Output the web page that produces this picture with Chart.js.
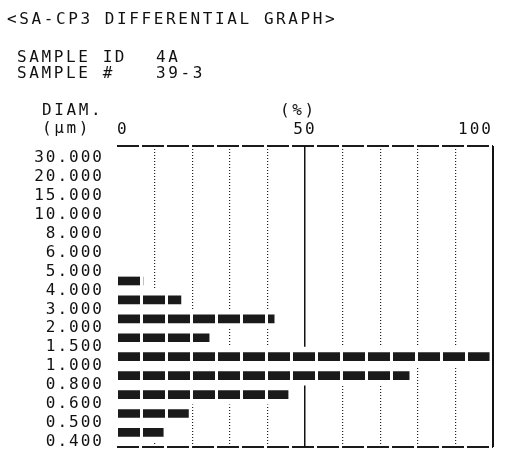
<!DOCTYPE html>
<html><head><meta charset="utf-8">
<script src="https://cdn.jsdelivr.net/npm/chart.js@4/dist/chart.umd.min.js"></script>
<style>
html,body{margin:0;padding:0;background:#fff;}
#wrap{position:relative;width:506px;height:450px;overflow:hidden;background:#fff;}
#c{position:absolute;left:0;top:0;}
.t{position:absolute;font-family:"DejaVu Sans Mono",monospace;font-size:16px;line-height:16px;letter-spacing:2.6px;color:#111;white-space:pre;}
</style></head><body>
<div id="wrap">
<canvas id="c" width="506" height="450"></canvas>
<div class="t" style="left:7px;top:11px">&lt;SA-CP3 DIFFERENTIAL GRAPH&gt;</div>
<div class="t" style="left:17px;top:49px">SAMPLE ID</div>
<div class="t" style="left:156px;top:49px">4A</div>
<div class="t" style="left:17px;top:65px">SAMPLE #</div>
<div class="t" style="left:156px;top:65px">39-3</div>
<div class="t" style="left:42px;top:102px">DIAM.</div>
<div class="t" style="left:42px;top:120px">(μm)</div>
<div class="t" style="left:280px;top:102px">(%)</div>
</div>
<script>
// Diameter boundaries (µm), printed top to bottom
const diameterLabels = ['30.000','20.000','15.000','10.000','8.000','6.000','5.000','4.000','3.000','2.000','1.500','1.000','0.800','0.600','0.500','0.400'];
// Differential percentage for each interval between consecutive diameters (30-20, 20-15, ... 0.5-0.4)
const percentValues = [0, 0, 0, 0, 0, 0, 6.9, 17.0, 41.8, 24.5, 99.0, 77.7, 45.5, 19.0, 12.3];
// Percent axis
const percentGrid = [0, 10, 20, 30, 40, 50, 60, 70, 80, 90, 100];
const percentTickLabels = [0, 50, 100];

const TRANSPARENT = 'rgba(0,0,0,0)';
const FONT = {family: '"DejaVu Sans Mono", monospace', size: 16};

// intervals sit between boundary rows
const points = percentValues.map((v, i) => ({x: v, y: i + 0.5}));

// dot-matrix bar texture
const pc = document.createElement('canvas');
pc.width = 25; pc.height = 8;
const pctx = pc.getContext('2d');
pctx.fillStyle = '#1a1a1a';
pctx.fillRect(0, 0, 25, 8);
pctx.clearRect(15, 0, 2.5, 8);
const barPattern = document.getElementById('c').getContext('2d').createPattern(pc, 'repeat');

const spacingPlugin = {
  id: 'spacing',
  beforeLayout(chart) { chart.ctx.letterSpacing = '2px'; },
  beforeDraw(chart) { chart.ctx.letterSpacing = '2px'; }
};

const noPad = s => { s.paddingTop = 0; s.paddingBottom = 0; s.paddingLeft = 0; s.paddingRight = 0; };

const yMin = -0.63, yMax = 15.27;

new Chart(document.getElementById('c'), {
  type: 'bar',
  data: {
    datasets: [
      {data: points, backgroundColor: barPattern, barThickness: 8, grouped: false, borderWidth: 0, xAxisID: 'x', yAxisID: 'y'},
      {data: points, backgroundColor: '#ffffff', barThickness: 19, grouped: false, borderWidth: 0, xAxisID: 'x', yAxisID: 'y'}
    ]
  },
  options: {
    indexAxis: 'y',
    responsive: false,
    animation: false,
    devicePixelRatio: 1,
    layout: {padding: {left: 0, top: 0, right: 13, bottom: 3}},
    plugins: {legend: {display: false}, tooltip: {enabled: false}, title: {display: false}},
    scales: {
      y: {
        type: 'linear', reverse: true, min: yMin, max: yMax, offset: false,
        afterBuildTicks: s => {
          s.ticks = [{value: yMin}].concat(diameterLabels.map((_, i) => ({value: i})), [{value: yMax}]);
        },
        ticks: {
          autoSkip: false, padding: 13, color: '#111', font: FONT,
          callback: v => Number.isInteger(v) ? diameterLabels[v] : ''
        },
        grid: {
          offset: false, drawTicks: false, lineWidth: 2,
          color: c => (c.tick && Number.isInteger(c.tick.value)) ? TRANSPARENT : '#1a1a1a'
        },
        border: {display: false, dash: [22, 3]},
        afterFit: s => { s.width = 117; noPad(s); }
      },
      x: {
        type: 'linear', position: 'top', min: 0, max: 100, offset: false,
        afterBuildTicks: s => { s.ticks = percentGrid.map(v => ({value: v})); },
        ticks: {
          autoSkip: false, maxRotation: 0, align: 'inner', padding: 7, color: '#111', font: FONT,
          callback: v => percentTickLabels.includes(v) ? String(v) : ''
        },
        grid: {
          offset: false, drawTicks: false, lineWidth: 1.2,
          color: c => (c.tick && c.tick.value % 50 === 0) ? TRANSPARENT : '#222'
        },
        border: {display: false, dash: [1, 2]},
        afterFit: s => { s.height = 146; noPad(s); }
      },
      xMajor: {
        type: 'linear', position: 'top', min: 0, max: 100, offset: false,
        afterBuildTicks: s => { s.ticks = percentTickLabels.map(v => ({value: v})); },
        ticks: {display: false},
        grid: {
          offset: false, drawTicks: false,
          lineWidth: c => (c.tick && c.tick.value === 100) ? 2 : 1.5,
          color: c => (c.tick && c.tick.value === 0) ? TRANSPARENT : '#111'
        },
        border: {display: false},
        afterFit: s => { s.height = 0; noPad(s); }
      }
    }
  },
  plugins: [spacingPlugin]
});
</script>
</body></html>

-- Brief --
Write out the material above again, word for word, minus its pictures.

-- Solution for this problem --
Output the web page that produces this picture with Chart.js.
<!DOCTYPE html>
<html><head><meta charset="utf-8">
<script src="https://cdn.jsdelivr.net/npm/chart.js@4/dist/chart.umd.min.js"></script>
<style>
html,body{margin:0;padding:0;background:#fff;}
#wrap{position:relative;width:506px;height:450px;overflow:hidden;background:#fff;}
#c{position:absolute;left:0;top:0;}
.t{position:absolute;font-family:"DejaVu Sans Mono",monospace;font-size:16px;line-height:16px;letter-spacing:2.6px;color:#111;white-space:pre;}
</style></head><body>
<div id="wrap">
<canvas id="c" width="506" height="450"></canvas>
<div class="t" style="left:7px;top:11px">&lt;SA-CP3 DIFFERENTIAL GRAPH&gt;</div>
<div class="t" style="left:17px;top:49px">SAMPLE ID</div>
<div class="t" style="left:156px;top:49px">4A</div>
<div class="t" style="left:17px;top:65px">SAMPLE #</div>
<div class="t" style="left:156px;top:65px">39-3</div>
<div class="t" style="left:42px;top:102px">DIAM.</div>
<div class="t" style="left:42px;top:120px">(μm)</div>
<div class="t" style="left:280px;top:102px">(%)</div>
</div>
<script>
// Diameter boundaries (µm), printed top to bottom
const diameterLabels = ['30.000','20.000','15.000','10.000','8.000','6.000','5.000','4.000','3.000','2.000','1.500','1.000','0.800','0.600','0.500','0.400'];
// Differential percentage for each interval between consecutive diameters (30-20, 20-15, ... 0.5-0.4)
const percentValues = [0, 0, 0, 0, 0, 0, 6.9, 17.0, 41.8, 24.5, 99.0, 77.7, 45.5, 19.0, 12.3];
// Percent axis
const percentGrid = [0, 10, 20, 30, 40, 50, 60, 70, 80, 90, 100];
const percentTickLabels = [0, 50, 100];

const TRANSPARENT = 'rgba(0,0,0,0)';
const FONT = {family: '"DejaVu Sans Mono", monospace', size: 16};

// intervals sit between boundary rows
const points = percentValues.map((v, i) => ({x: v, y: i + 0.5}));

// dot-matrix bar texture
const pc = document.createElement('canvas');
pc.width = 25; pc.height = 8;
const pctx = pc.getContext('2d');
pctx.fillStyle = '#1a1a1a';
pctx.fillRect(0, 0, 25, 8);
pctx.clearRect(15, 0, 2.5, 8);
const barPattern = document.getElementById('c').getContext('2d').createPattern(pc, 'repeat');

const spacingPlugin = {
  id: 'spacing',
  beforeLayout(chart) { chart.ctx.letterSpacing = '2px'; },
  beforeDraw(chart) { chart.ctx.letterSpacing = '2px'; }
};

const noPad = s => { s.paddingTop = 0; s.paddingBottom = 0; s.paddingLeft = 0; s.paddingRight = 0; };

const yMin = -0.63, yMax = 15.27;

new Chart(document.getElementById('c'), {
  type: 'bar',
  data: {
    datasets: [
      {data: points, backgroundColor: barPattern, barThickness: 8, grouped: false, borderWidth: 0, xAxisID: 'x', yAxisID: 'y'},
      {data: points, backgroundColor: '#ffffff', barThickness: 19, grouped: false, borderWidth: 0, xAxisID: 'x', yAxisID: 'y'}
    ]
  },
  options: {
    indexAxis: 'y',
    responsive: false,
    animation: false,
    devicePixelRatio: 1,
    layout: {padding: {left: 0, top: 0, right: 13, bottom: 3}},
    plugins: {legend: {display: false}, tooltip: {enabled: false}, title: {display: false}},
    scales: {
      y: {
        type: 'linear', reverse: true, min: yMin, max: yMax, offset: false,
        afterBuildTicks: s => {
          s.ticks = [{value: yMin}].concat(diameterLabels.map((_, i) => ({value: i})), [{value: yMax}]);
        },
        ticks: {
          autoSkip: false, padding: 13, color: '#111', font: FONT,
          callback: v => Number.isInteger(v) ? diameterLabels[v] : ''
        },
        grid: {
          offset: false, drawTicks: false, lineWidth: 2,
          color: c => (c.tick && Number.isInteger(c.tick.value)) ? TRANSPARENT : '#1a1a1a'
        },
        border: {display: false, dash: [22, 3]},
        afterFit: s => { s.width = 117; noPad(s); }
      },
      x: {
        type: 'linear', position: 'top', min: 0, max: 100, offset: false,
        afterBuildTicks: s => { s.ticks = percentGrid.map(v => ({value: v})); },
        ticks: {
          autoSkip: false, maxRotation: 0, align: 'inner', padding: 7, color: '#111', font: FONT,
          callback: v => percentTickLabels.includes(v) ? String(v) : ''
        },
        grid: {
          offset: false, drawTicks: false, lineWidth: 1.2,
          color: c => (c.tick && c.tick.value % 50 === 0) ? TRANSPARENT : '#222'
        },
        border: {display: false, dash: [1, 2]},
        afterFit: s => { s.height = 146; noPad(s); }
      },
      xMajor: {
        type: 'linear', position: 'top', min: 0, max: 100, offset: false,
        afterBuildTicks: s => { s.ticks = percentTickLabels.map(v => ({value: v})); },
        ticks: {display: false},
        grid: {
          offset: false, drawTicks: false,
          lineWidth: c => (c.tick && c.tick.value === 100) ? 2 : 1.5,
          color: c => (c.tick && c.tick.value === 0) ? TRANSPARENT : '#111'
        },
        border: {display: false},
        afterFit: s => { s.height = 0; noPad(s); }
      }
    }
  },
  plugins: [spacingPlugin]
});
</script>
</body></html>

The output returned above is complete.